Concordia’s Libraries’ Information Literacy Working Group developed Info Research 101, an interactive online tutorial to help students negotiate the steps of producing academic essays. Their tutorial has just been added to the Association of College & Research Libraries’ Peer-Reviewed Instructional Material Online (PRIMO) database, where it will be profiled as a feature site in the coming months.
“It’s a way to equip students with skills to satisfy their information needs and offer ways to use that information properly,” said Patrick Labelle, Instruction Librarian. Labelle chairs the working group that developed the tutorial. Librarians Olivier Charbonneau, Dubravka Kapa and Sonia Poulin contributed to its development.
The tutorial is available here on the library website. Info Research 101 is divided into steps: defining a topic, identifying sources, using search tools, organizing material and how to cite sources in a final paper. Each subject is subdivided into sections, which include pop-up activities, examples and tips.
Students can learn how to identify issues that appeal to them within professor-defined subjects, or how to narrow their interests when they are expected to develop their own topic. Similarly, they can learn what sources offer information surveys and where partisan coverage is likely to turn up.
The library offers a series of on-site workshops at the start of each fall and winter semester. These workshops help students access different materials, or use specialized databases. “The tutorial reinforces that information, and students can fall back on it afterwards,” Labelle said.
Info Research 101 is the third iteration of the tool that the working group developed. Previous versions were too content-heavy and not interactive. “Students feel encouraged with this version.”
The tutorial is “part of a larger information literacy initiative which we would like to see across the university.”
Librarians try to connect to the classroom in various ways. Professors receive the bibliofile newsletter, which reports on new programs and tools the library has available.

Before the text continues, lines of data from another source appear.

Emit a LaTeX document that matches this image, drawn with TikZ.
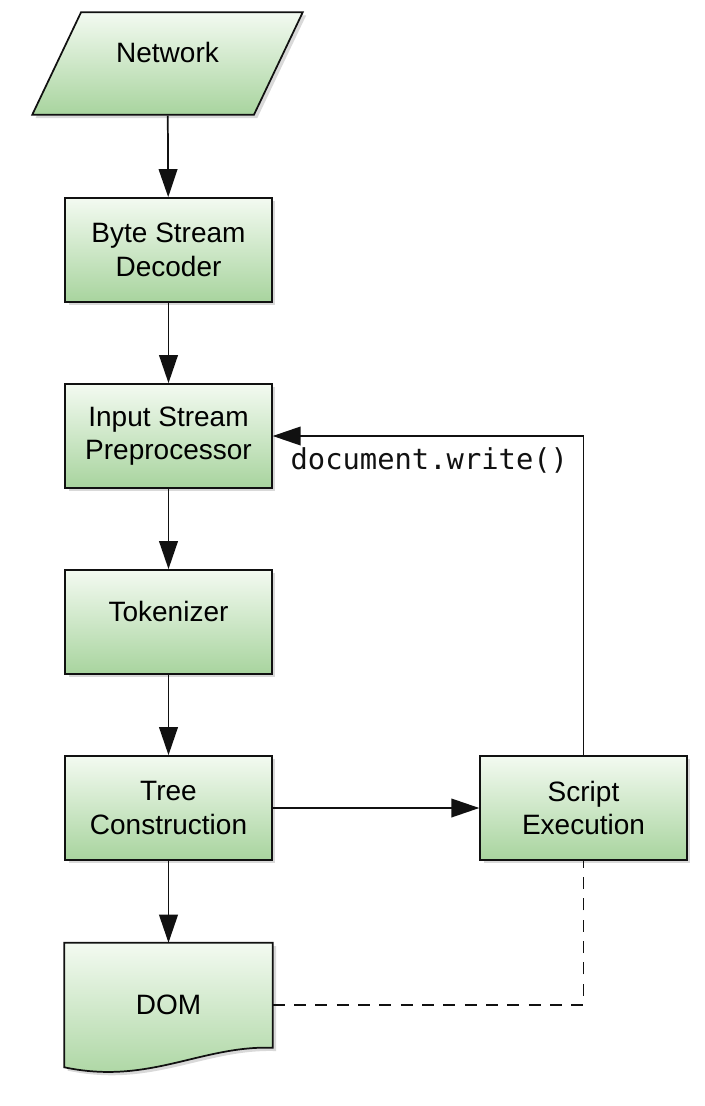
\documentclass[tikz,border=0pt]{standalone}
\usepackage{fontspec}
\setmainfont{Liberation Sans}
\setmonofont{DejaVu Sans Mono}
\usepackage{xcolor}
\definecolor{flowTop}{HTML}{F3FAF1}
\definecolor{flowGreen}{HTML}{A8D49E}
\definecolor{flowDark}{HTML}{111111}
\usepackage{tikz}
\usetikzlibrary{shapes.geometric,arrows.meta,positioning,shadows,calc,backgrounds}
\tikzset{
    stage/.style={
        draw=flowDark,
        top color=flowTop,
        bottom color=flowGreen,
        rectangle,
        align=center,
        minimum width=155pt,
        minimum height=78pt,
        line width=1.3pt,
        drop shadow={shadow xshift=2.5pt, shadow yshift=-2.5pt, opacity=0.3},
        font=\fontsize{21}{25}\selectfont
    },
    raised/.style={
        text depth=16pt
    },
    source/.style={
        stage,
        trapezium,
        trapezium left angle=58,
        trapezium right angle=122,
        trapezium stretches=true,
        minimum width=203pt,
        minimum height=77pt
    },
    docshape/.style={
        draw=flowDark,
        top color=flowTop,
        bottom color=flowGreen,
        line width=1.3pt,
        drop shadow={shadow xshift=2.5pt, shadow yshift=-2.5pt, opacity=0.3}
    },
    arrow/.style={
        -{Triangle[length=21pt,width=14pt]},
        line width=1.3pt,
        color=flowDark
    },
    link/.style={
        line width=1.3pt,
        dash pattern=on 9pt off 7pt,
        color=flowDark
    },
    code/.style={
        font=\ttfamily\fontsize{21.6}{25}\selectfont,
        inner sep=8pt
    }
}
\begin{document}
\begin{tikzpicture}[x=0.75pt,y=-0.75pt]
    \useasboundingbox (0,0) rectangle (704,1106);

    % Pipeline
    \node[source, raised] (net) at (167.5,63.5) {Network};
    \node[stage] (decoder) at (168.5,250) {Byte Stream\\Decoder};
    \node[stage] (prep) at (168.5,436) {Input Stream\\Preprocessor};
    \node[stage, raised] (tok) at (168.5,622) {Tokenizer};
    \node[stage] (tree) at (168.5,808) {Tree\\Construction};
    \node[stage] (script) at (583.5,808) {Script\\Execution};

    % DOM document
    \node[font=\fontsize{21}{25}\selectfont, minimum width=156pt, minimum height=93pt] (dom) at (168.5,1005) {DOM};
    \begin{scope}[on background layer]
        \path[docshape] (dom.north west) -- (dom.north east) -- ($(dom.north east)+(0,105)$)
            .. controls ($(dom.south east)+(-72,-22)$) and ($(dom.south west)+(85,18)$) .. (dom.south west) -- cycle;
    \end{scope}

    % Arrows
    \draw[arrow] (net) -- (decoder);
    \draw[arrow] (decoder) -- (prep);
    \draw[arrow] (prep) -- (tok);
    \draw[arrow] (tok) -- (tree);
    \draw[arrow] (tree) -- (dom);
    \draw[arrow] (tree) -- (script);
    \draw[arrow] (script.north) |- node[code, pos=0.748, below] (dwlabel) {document.write()} (prep.east);
    \draw[link] (dom.east) -| (script.south);
\end{tikzpicture}
\end{document}
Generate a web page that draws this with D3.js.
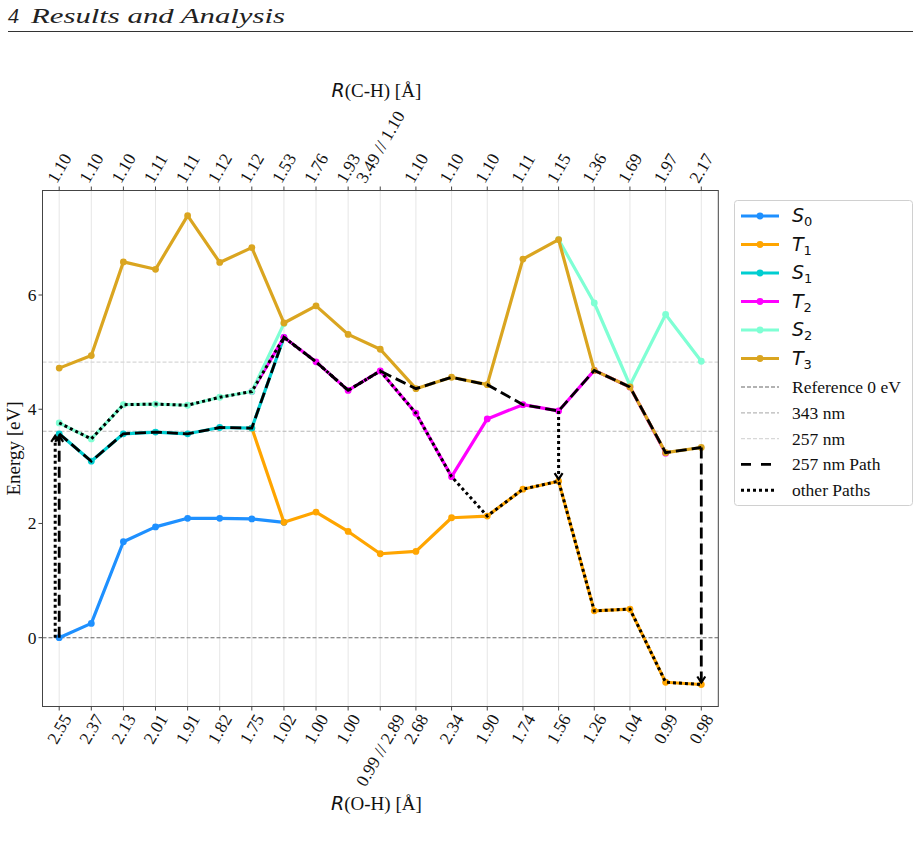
<!DOCTYPE html>
<html>
<head>
<meta charset="utf-8">
<script src="https://cdn.jsdelivr.net/npm/d3@7"></script>
<style>
  html, body { margin: 0; padding: 0; background: #fff; }
  svg { display: block; }
</style>
</head>
<body>
<svg id="chart" width="921" height="843"></svg>
<script>
// ---------------- DATA ----------------
const labelsOH = ["2.55","2.37","2.13","2.01","1.91","1.82","1.75","1.02","1.00","1.00","0.99 // 2.89","2.68","2.34","1.90","1.74","1.56","1.26","1.04","0.99","0.98"];
const labelsCH = ["1.10","1.10","1.10","1.11","1.11","1.12","1.12","1.53","1.76","1.93","3.49 // 1.10","1.10","1.10","1.10","1.11","1.15","1.36","1.69","1.97","2.17"];

const S0 = [0.00,0.25,1.68,1.94,2.09,2.09,2.08,2.02,null,null,null,null,null,null,null,null,null,null,null,null];
const T1 = [null,null,null,null,null,null,3.67,2.02,2.20,1.86,1.47,1.51,2.10,2.13,2.60,2.74,0.47,0.50,-0.78,-0.82];
const S1 = [3.57,3.09,3.57,3.60,3.57,3.68,3.67,5.26,null,null,null,null,null,null,null,null,null,null,null,null];
const T2 = [null,null,null,null,null,null,4.31,5.26,4.83,4.33,4.67,3.93,2.82,3.83,4.08,3.97,4.68,4.39,3.23,null];
const S2 = [3.76,3.48,4.08,4.09,4.07,4.21,4.31,5.50,null,null,null,null,null,null,null,6.97,5.86,4.42,5.66,4.84];
const T3 = [4.72,4.94,6.58,6.45,7.39,6.57,6.83,5.51,5.81,5.31,5.05,4.36,4.56,4.43,6.63,6.97,4.68,4.39,3.24,3.33];

const seriesNames = ["S0","T1","S1","T2","S2","T3"];
const seriesColors = ["#1E90FF","#FFA500","#00CED1","#FF00FF","#7FFFD4","#DAA520"];

// horizontal reference energies (eV)
const refLines = [
  {label: "Reference 0 eV", value: 0},
  {label: "343 nm", value: 1239.84 / 343},
  {label: "257 nm", value: 1239.84 / 257}
];

// which state the paths follow at each geometry
const path257 = ["S1","S1","S1","S1","S1","S1","S1","T2","T2","T2","T2","T3","T3","T3","T2","T2","T3","T3","T3","T3"];
const pathOther = ["S2","S2","S2","S2","S2","S2","S2","T2","T2","T2","T2","T2","T2","T1","T1","T1","T1","T1","T1","T1"];

// vertical transitions (arrows)
const arrows = [
  {index: 0, from: "S0", to: "S1", kind: "dashed"},
  {index: 0, from: "S0", to: "S1", kind: "dotted", shift: -4},
  {index: 15, from: "T2", to: "T1", kind: "dotted"},
  {index: 19, from: "T3", to: "T1", kind: "dashed"}
];

const yTicks = [0, 2, 4, 6];

// ---------------- DRAW ----------------
const series = {S0, T1, S1, T2, S2, T3};
const svg = d3.select("#chart");
const serif = "'Liberation Serif', 'Times New Roman', serif";
const mathFont = "'DejaVu Sans', sans-serif";

// header
svg.append("text").attr("x", 8).attr("y", 23)
  .attr("font-family", serif).attr("font-style", "italic").attr("font-size", 22)
  .attr("fill", "#222").text("4");
svg.append("text").attr("x", 31).attr("y", 23)
  .attr("font-family", serif).attr("font-style", "italic").attr("font-size", 22)
  .attr("textLength", 254).attr("lengthAdjust", "spacingAndGlyphs")
  .attr("fill", "#222").text("Results and Analysis");
svg.append("line").attr("x1", 8).attr("x2", 913).attr("y1", 31.5).attr("y2", 31.5)
  .attr("stroke", "#333").attr("stroke-width", 1);

const frame = {left: 42.5, right: 718.3, top: 190.5, bottom: 706.5};

// geometry coordinate: the two halves of the scan have different spacing
const xCoord = labelsOH.map((d, i) => i <= 10 ? i : 10 + (i - 10) * 10 / 9);
const x = d3.scaleLinear().domain([-0.52, 20.53]).range([frame.left, frame.right]);
const y = d3.scaleLinear().domain([-1.205, 7.83]).range([frame.bottom, frame.top]);

const g = svg.append("g");

// clip
svg.append("defs").append("clipPath").attr("id", "clip")
  .append("rect").attr("x", frame.left).attr("y", frame.top)
  .attr("width", frame.right - frame.left).attr("height", frame.bottom - frame.top);

const plot = g.append("g").attr("clip-path", "url(#clip)");

// vertical grid
plot.selectAll("line.grid").data(xCoord).join("line")
  .attr("class", "grid")
  .attr("x1", d => x(d)).attr("x2", d => x(d))
  .attr("y1", frame.top).attr("y2", frame.bottom)
  .attr("stroke", "#e6e6e6").attr("stroke-width", 1);

// reference lines
const refStyles = [
  {stroke: "#666", width: 1.1},
  {stroke: "#b8b8b8", width: 1.2},
  {stroke: "#d8d8d8", width: 1.2}
];
refLines.forEach((r, i) => {
  plot.append("line")
    .attr("x1", frame.left).attr("x2", frame.right)
    .attr("y1", y(r.value)).attr("y2", y(r.value))
    .attr("stroke", refStyles[i].stroke).attr("stroke-width", refStyles[i].width)
    .attr("stroke-dasharray", "4,2");
});

// series lines
const line = d3.line()
  .defined(d => d.v !== null)
  .x(d => x(d.x)).y(d => y(d.v));

seriesNames.forEach((name, si) => {
  const pts = series[name].map((v, i) => ({x: xCoord[i], v}));
  plot.append("path").datum(pts)
    .attr("d", line)
    .attr("fill", "none").attr("stroke", seriesColors[si])
    .attr("stroke-width", 3.2).attr("stroke-linejoin", "round").attr("stroke-linecap", "round");
  plot.selectAll(null).data(pts.filter(d => d.v !== null)).join("circle")
    .attr("cx", d => x(d.x)).attr("cy", d => y(d.v)).attr("r", 3.4)
    .attr("fill", seriesColors[si]);
});

// paths
const pathStyles = {
  dashed: {dash: "11,5", width: 2.8},
  dotted: {dash: "3,3", width: 3}
};
function followPath(states) {
  return states.map((s, i) => ({x: xCoord[i], v: series[s][i]}));
}
plot.append("path").datum(followPath(pathOther)).attr("d", line)
  .attr("fill", "none").attr("stroke", "#000")
  .attr("stroke-width", pathStyles.dotted.width).attr("stroke-dasharray", pathStyles.dotted.dash);
plot.append("path").datum(followPath(path257)).attr("d", line)
  .attr("fill", "none").attr("stroke", "#000")
  .attr("stroke-width", pathStyles.dashed.width).attr("stroke-dasharray", pathStyles.dashed.dash);

// arrows
arrows.forEach(a => {
  const xs = x(xCoord[a.index]) + (a.shift || 0);
  const y0 = y(series[a.from][a.index]);
  const y1 = y(series[a.to][a.index]);
  const dir = y1 < y0 ? -1 : 1;
  const st = pathStyles[a.kind];
  plot.append("line")
    .attr("x1", xs).attr("x2", xs).attr("y1", y0).attr("y2", y1 - dir * 2)
    .attr("stroke", "#000").attr("stroke-width", st.width)
    .attr("stroke-dasharray", st.dash);
  const tipY = y1 - dir * 2;
  plot.append("path")
    .attr("d", `M${xs - 4},${tipY - dir * 6} L${xs},${tipY} L${xs + 4},${tipY - dir * 6}`)
    .attr("fill", "none").attr("stroke", "#000").attr("stroke-width", 2.2);
});

// frame
g.append("rect")
  .attr("x", frame.left).attr("y", frame.top)
  .attr("width", frame.right - frame.left).attr("height", frame.bottom - frame.top)
  .attr("fill", "none").attr("stroke", "#444").attr("stroke-width", 1);

// bottom/top axis ticks and labels
const tickFS = 17.5;
xCoord.forEach((xc, i) => {
  const px = x(xc);
  g.append("line").attr("x1", px).attr("x2", px).attr("y1", frame.bottom).attr("y2", frame.bottom + 4)
    .attr("stroke", "#444").attr("stroke-width", 1);
  g.append("line").attr("x1", px).attr("x2", px).attr("y1", frame.top).attr("y2", frame.top - 4)
    .attr("stroke", "#444").attr("stroke-width", 1);

  const tb = g.append("text")
    .attr("font-family", serif).attr("font-size", tickFS).attr("fill", "#111")
    .attr("text-anchor", "end").attr("dominant-baseline", "central")
    .text(labelsOH[i]);
  const wb = tb.node().getComputedTextLength();
  const t = tickFS * 0.36;
  const axb = px + wb / 4;
  const ayb = frame.bottom + 6 + 0.5 * t;
  tb.attr("transform", `translate(${axb},${ayb}) rotate(-60)`);

  const tt = g.append("text")
    .attr("font-family", serif).attr("font-size", tickFS).attr("fill", "#111")
    .attr("text-anchor", "start").attr("dominant-baseline", "central")
    .text(labelsCH[i]);
  const wt = tt.node().getComputedTextLength();
  const axt = px - wt / 4;
  const ayt = frame.top - 6 - 0.5 * t;
  tt.attr("transform", `translate(${axt},${ayt}) rotate(-60)`);
});

// y axis
yTicks.forEach(v => {
  g.append("line").attr("x1", frame.left - 4).attr("x2", frame.left)
    .attr("y1", y(v)).attr("y2", y(v)).attr("stroke", "#444");
  g.append("text").attr("x", frame.left - 6).attr("y", y(v))
    .attr("text-anchor", "end").attr("dominant-baseline", "central")
    .attr("font-family", serif).attr("font-size", 17.5).attr("fill", "#111")
    .text(v);
});

// axis titles
function rLabel(parent, cx, cy, inner) {
  const t = parent.append("text").attr("x", cx).attr("y", cy)
    .attr("text-anchor", "middle").attr("font-size", 19).attr("fill", "#111");
  t.append("tspan").attr("font-family", mathFont).attr("font-style", "italic").text("R");
  t.append("tspan").attr("font-family", serif).text(inner);
  return t;
}
rLabel(g, (frame.left + frame.right) / 2 - 4, 97, "(C-H) [Å]");
rLabel(g, (frame.left + frame.right) / 2 - 4, 810, "(O-H) [Å]");
g.append("text")
  .attr("transform", `translate(20,${(frame.top + frame.bottom) / 2}) rotate(-90)`)
  .attr("text-anchor", "middle")
  .attr("font-family", serif).attr("font-size", 19).attr("fill", "#111")
  .text("Energy [eV]");

// legend
const leg = svg.append("g");
const legBox = {x: 734.5, y: 200.5, w: 178, h: 305};
leg.append("rect").attr("x", legBox.x).attr("y", legBox.y)
  .attr("width", legBox.w).attr("height", legBox.h).attr("rx", 3)
  .attr("fill", "#fff").attr("stroke", "#d0d0d0").attr("stroke-width", 1);

const legendEntries = [
  ...seriesNames.map((n, i) => ({type: "series", name: n, color: seriesColors[i]})),
  ...refLines.map((r, i) => ({type: "ref", name: r.label, style: refStyles[i]})),
  {type: "path", name: "257 nm Path", kind: "dashed"},
  {type: "path", name: "other Paths", kind: "dotted"}
];
let ly = 216;
const lx0 = 741, lx1 = 779, ltx = 792;
legendEntries.forEach(e => {
  if (e.type === "series") {
    leg.append("line").attr("x1", lx0).attr("x2", lx1).attr("y1", ly).attr("y2", ly)
      .attr("stroke", e.color).attr("stroke-width", 3.2);
    leg.append("circle").attr("cx", (lx0 + lx1) / 2).attr("cy", ly).attr("r", 3.4).attr("fill", e.color);
    const t = leg.append("text").attr("x", ltx).attr("y", ly + 6).attr("fill", "#111");
    t.append("tspan").attr("font-family", mathFont).attr("font-style", "italic").attr("font-size", 19)
      .text(e.name[0]);
    t.append("tspan").attr("font-family", mathFont).attr("font-size", 13).attr("dy", 4)
      .text(e.name[1]);
    ly += 28.5;
  } else {
    if (e.type === "ref") {
      leg.append("line").attr("x1", lx0).attr("x2", lx1).attr("y1", ly).attr("y2", ly)
        .attr("stroke", e.style.stroke).attr("stroke-width", e.style.width).attr("stroke-dasharray", "4,2");
    } else {
      const st = pathStyles[e.kind];
      leg.append("line").attr("x1", lx0).attr("x2", e.kind === "dashed" ? lx1 - 8 : lx1 - 4).attr("y1", ly).attr("y2", ly)
        .attr("stroke", "#000").attr("stroke-width", st.width)
        .attr("stroke-dasharray", e.kind === "dashed" ? "10,10" : st.dash);
    }
    leg.append("text").attr("x", ltx).attr("y", ly).attr("dominant-baseline", "central")
      .attr("font-family", serif).attr("font-size", 17.5).attr("fill", "#111").text(e.name);
    ly += 25.8;
  }
});
</script>
</body>
</html>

Subject librarians work within related faculties and departments and offer single class workshops for interested professors tailored to meet the needs of that class.
The libraries also organize presentations to new faculty as they arrive. They collaborate with Counselling and Development, the New Student Programme, the Office for Students with Disabilities and the International Students Office to promote effective information-gathering and research to students.
Labelle concedes that these efforts are still hit and miss. If students don’t sign up for workshops, or click on the tutorial link, they are on their own.
The working group would like to further integrate information research into the curriculum by requiring library workshops or modules for all disciplines or by making research skills acquisition the primary criteria of certain courses. Exit exams on research skills could also be integrated into programs.
Until then, Labelle hopes more professors will point students’ cursors toward Info Research 101 by providing a link on their syllabi, a link now available continent-wide on the PRIMO site.